Problem = Take the material below and retype it in full; pictures are left out.

Recorded information =

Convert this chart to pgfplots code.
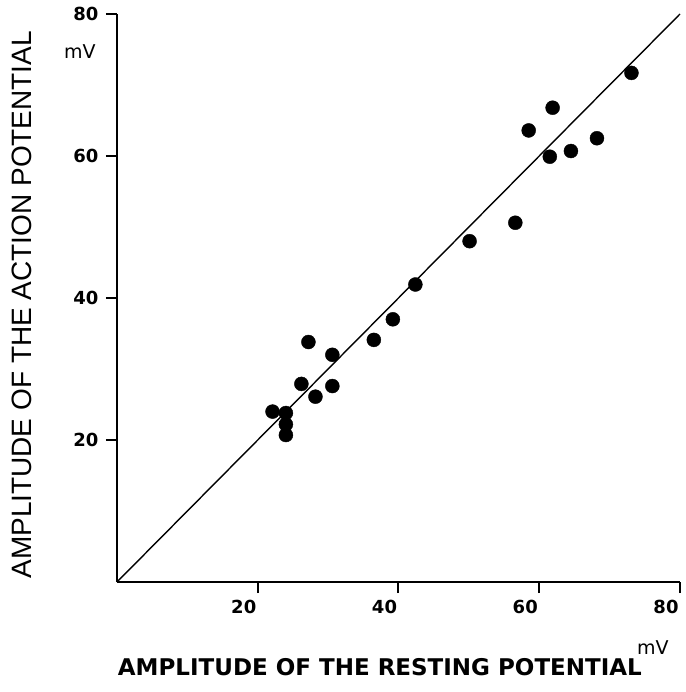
\documentclass[border=0pt]{standalone}
\usepackage{fontspec}
\setmainfont{DejaVu Sans}
\newfontfamily\arial{Liberation Sans}
\usepackage{pgfplots}
\pgfplotsset{compat=1.18}

\begin{document}
\begin{tikzpicture}
\begin{axis}[
    scale only axis,
    width=563pt, height=568pt,
    xmin=0, xmax=80, ymin=0, ymax=80,
    axis x line*=bottom, axis y line*=left,
    axis line style={-, line width=2.4pt},
    xtick={20,40,60,80}, ytick={20,40,60,80},
    tick align=outside, major tick length=11pt,
    tick style={line width=2pt, black},
    /pgf/number format/assume math mode=true,
    ticklabel style={font=\bfseries\fontsize{18}{18}\selectfont},
    xticklabel style={xshift=-14pt, yshift=-4pt},
    yticklabel style={xshift=-4pt},
    xlabel={AMPLITUDE OF THE RESTING POTENTIAL},
    ylabel={AMPLITUDE OF THE ACTION POTENTIAL},
    xlabel style={at={(axis description cs:0.467,-0.150)}, anchor=center,
        font=\bfseries\fontsize{23}{23}\selectfont},
    ylabel style={at={(axis description cs:-0.169,0.488)}, anchor=center,
        font=\arial\fontsize{28}{28}\selectfont},
    clip=false,
]
% identity line
\addplot[black, line width=1.4pt] coordinates {(0,0) (80,80)};
% measured cells
\addplot[only marks, mark=*, mark size=7pt, black] coordinates {
    (22.1,24.0) (24.0,23.8) (24.0,22.2) (24.0,20.7)
    (26.2,27.9) (27.2,33.8) (28.2,26.1) (30.6,32.0) (30.6,27.6)
    (36.5,34.1) (39.2,37.0) (42.4,41.9) (50.1,48.0) (56.6,50.6)
    (58.5,63.6) (61.5,59.9) (61.9,66.8) (64.5,60.7) (68.2,62.5)
    (73.1,71.7)
};
\node[font=\fontsize{19}{19}\selectfont] at (axis description cs:-0.066,0.933) {mV};
\node[font=\fontsize{19}{19}\selectfont] at (axis description cs:0.952,-0.116) {mV};
\coordinate (bl) at (rel axis cs:0,0);
\coordinate (tr) at (rel axis cs:1,1);
\end{axis}
\pgfresetboundingbox
\path (bl) ++(-117pt,-110pt) rectangle ([shift={(6pt,14pt)}]tr);
\end{tikzpicture}
\end{document}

Response =
Convert this chart to pgfplots code.
\documentclass[border=0pt]{standalone}
\usepackage{fontspec}
\setmainfont{DejaVu Sans}
\newfontfamily\arial{Liberation Sans}
\usepackage{pgfplots}
\pgfplotsset{compat=1.18}

\begin{document}
\begin{tikzpicture}
\begin{axis}[
    scale only axis,
    width=563pt, height=568pt,
    xmin=0, xmax=80, ymin=0, ymax=80,
    axis x line*=bottom, axis y line*=left,
    axis line style={-, line width=2.4pt},
    xtick={20,40,60,80}, ytick={20,40,60,80},
    tick align=outside, major tick length=11pt,
    tick style={line width=2pt, black},
    /pgf/number format/assume math mode=true,
    ticklabel style={font=\bfseries\fontsize{18}{18}\selectfont},
    xticklabel style={xshift=-14pt, yshift=-4pt},
    yticklabel style={xshift=-4pt},
    xlabel={AMPLITUDE OF THE RESTING POTENTIAL},
    ylabel={AMPLITUDE OF THE ACTION POTENTIAL},
    xlabel style={at={(axis description cs:0.467,-0.150)}, anchor=center,
        font=\bfseries\fontsize{23}{23}\selectfont},
    ylabel style={at={(axis description cs:-0.169,0.488)}, anchor=center,
        font=\arial\fontsize{28}{28}\selectfont},
    clip=false,
]
% identity line
\addplot[black, line width=1.4pt] coordinates {(0,0) (80,80)};
% measured cells
\addplot[only marks, mark=*, mark size=7pt, black] coordinates {
    (22.1,24.0) (24.0,23.8) (24.0,22.2) (24.0,20.7)
    (26.2,27.9) (27.2,33.8) (28.2,26.1) (30.6,32.0) (30.6,27.6)
    (36.5,34.1) (39.2,37.0) (42.4,41.9) (50.1,48.0) (56.6,50.6)
    (58.5,63.6) (61.5,59.9) (61.9,66.8) (64.5,60.7) (68.2,62.5)
    (73.1,71.7)
};
\node[font=\fontsize{19}{19}\selectfont] at (axis description cs:-0.066,0.933) {mV};
\node[font=\fontsize{19}{19}\selectfont] at (axis description cs:0.952,-0.116) {mV};
\coordinate (bl) at (rel axis cs:0,0);
\coordinate (tr) at (rel axis cs:1,1);
\end{axis}
\pgfresetboundingbox
\path (bl) ++(-117pt,-110pt) rectangle ([shift={(6pt,14pt)}]tr);
\end{tikzpicture}
\end{document}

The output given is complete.